Socrate réfute le sophiste Antiphon, qui lui reprochait sa frugalité, sa simplicité et sa coutume d’enseigner gratuitement.


Il convient ici de ne point passer sous silence l’entretien qu’il eut avec le sophiste Antiphon[2]. Un jour, Antiphon, qui voulait enlever à Socrate ses disciples, l’aborde et lui dit en leur présence : « Je croyais, Socrate, que les philosophes de profession devaient être plus heureux ; mais toi, tu me parais avoir retiré tout le contraire de la philosophie. Tu vis de telle sorte qu’il n’y a pas d’esclave qui voulût vivre sous un pareil maître ; tu te nourris des plus grossiers aliments, tu bois les plus vils breuvages ; non-seulement tu as un méchant vêtement, mais il te sert l’été comme l’hiver ; tu vas sans chaussures ni tunique[3]. Et cependant tu ne reçois aucun argent,

  1. Ce serment, quoique particulier aux femmes, est souvent dans la bouche de Socrate.

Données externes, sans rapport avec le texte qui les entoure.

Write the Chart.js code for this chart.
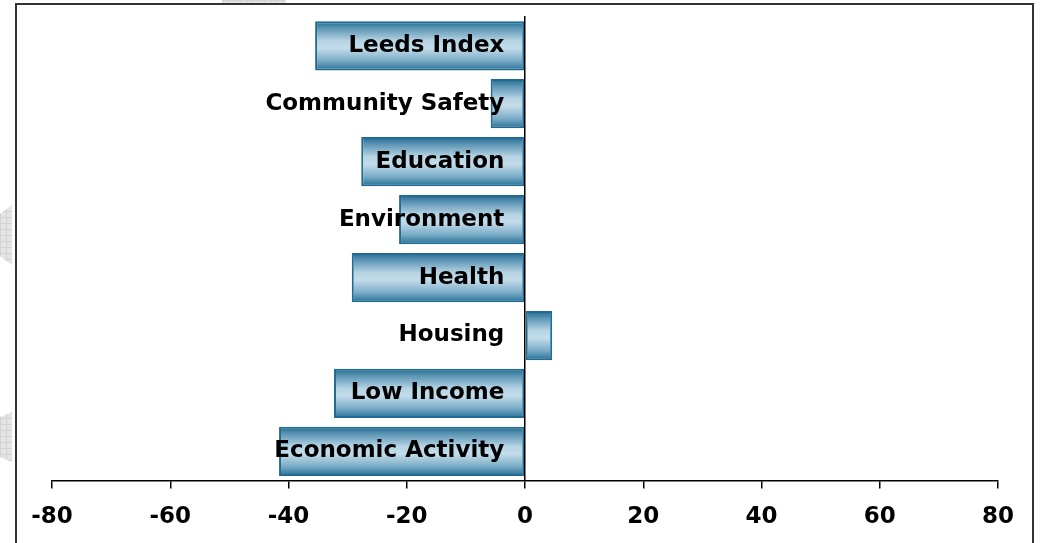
<!DOCTYPE html>
<html>
<head>
<meta charset="utf-8">
<script src="https://cdn.jsdelivr.net/npm/chart.js@4.4.1/dist/chart.umd.min.js"></script>
<style>
  html, body { margin: 0; padding: 0; background: #fff; }
  #wrap { position: relative; width: 1040px; height: 543px; overflow: hidden; }
  #frame {
    position: absolute; left: 15px; top: 3px; width: 1019px; height: 580px;
    border: 2px solid #333; box-sizing: border-box;
  }
  .deco {
    position: absolute; background: #e4e4e4;
    background-image: linear-gradient(#d2d2d2 1px, transparent 1px), linear-gradient(90deg, #d2d2d2 1px, transparent 1px);
    background-size: 6px 6px;
  }
  canvas { position: absolute; left: 0; top: 0; }
</style>
</head>
<body>
<div id="wrap">
  <div class="deco" style="left:0;top:205px;width:12px;height:60px;clip-path:polygon(0 15%,100% 0,100% 100%,0 85%);"></div>
  <div class="deco" style="left:0;top:412px;width:12px;height:50px;clip-path:polygon(0 10%,100% 0,100% 100%,0 90%);"></div>
  <div class="deco" style="left:222px;top:0;width:64px;height:3px;"></div>
  <div id="frame"></div>
  <canvas id="chart" width="1040" height="543"></canvas>
</div>
<script>
const CATEGORIES = [
  "Leeds Index", "Community Safety", "Education", "Environment",
  "Health", "Housing", "Low Income", "Economic Activity",
];
const VALUES = [-35.5, -5.8, -27.7, -21.3, -29.3, 4.6, -32.3, -41.6];
const X_MIN = -80;
const X_MAX = 80;
const X_STEP = 20;

const FONT = "'DejaVu Sans', Verdana, sans-serif";
const BAR_EDGE = "#1f6b91";
const CAT_PCT = 0.85;

// vertical "tube" shading for each bar, built from the bar's own band on the y scale
function barGradient(ctx) {
  const chart = ctx.chart;
  const y = chart.scales.y;
  if (!y || !chart.chartArea) return "#9cc3d8";
  const band = (y.bottom - y.top) / CATEGORIES.length;
  const mid = y.getPixelForValue(ctx.dataIndex);
  const half = band * CAT_PCT / 2;
  const g = chart.ctx.createLinearGradient(0, mid - half, 0, mid + half);
  g.addColorStop(0, "#1f688e");
  g.addColorStop(0.14, "#5a93b3");
  g.addColorStop(0.4, "#b6d4e4");
  g.addColorStop(0.55, "#c3dcea");
  g.addColorStop(0.8, "#7badc7");
  g.addColorStop(1, "#266e94");
  return g;
}

new Chart(document.getElementById("chart"), {
  type: "bar",
  data: {
    labels: CATEGORIES,
    datasets: [{
      data: VALUES,
      backgroundColor: barGradient,
      borderColor: BAR_EDGE,
      borderWidth: 2,
      borderSkipped: false,
      categoryPercentage: CAT_PCT,
      barPercentage: 1,
    }],
  },
  options: {
    indexAxis: "y",
    responsive: false,
    animation: false,
    layout: { padding: { left: 52, right: 42, top: 0, bottom: -3 } },
    scales: {
      x: {
        type: "linear",
        min: X_MIN,
        max: X_MAX,
        ticks: {
          stepSize: X_STEP,
          color: "#000",
          padding: 15,
          font: { family: FONT, size: 23, weight: "bold" },
        },
        grid: { drawOnChartArea: false, drawTicks: true, tickLength: 8, color: "#000", lineWidth: 1.5 },
        border: { color: "#000", width: 1.5 },
      },
      y: {
        position: { x: 0 },
        ticks: {
          z: 2,
          color: "#000",
          font: { family: FONT, size: 23, weight: "bold" },
          // axis sits on zero, so keep a gap between the label and the zero line
          callback: (v, i) => CATEGORIES[i] + "\u2002\u2009\u2009",
        },
        grid: { display: false, drawTicks: false },
        border: { color: "#000", width: 1.5, z: 1 },
      },
    },
    plugins: {
      legend: { display: false },
      tooltip: { enabled: false },
    },
  },
});
</script>
</body>
</html>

  2. Il y a eu plusieurs Antiphon, entre autre un poète tragique et un orateur distingué du bourg de Rhamnuse, surnommé Nestor à cause de son éloquence ; mais il ne faut pas les confondre avec le sophiste dont il s’agit ici, que son style apprêté avait fait surnommer l’assaisonneur de mots, et dont le désintéressement n’était pas la vertu dominante.
  3. Les Cyniques ont renchéri sur ces habitudes de Socrate. Voy. le dialogue de Lucien intitulé le Cynique, t. II, p. 487 de notre traduction.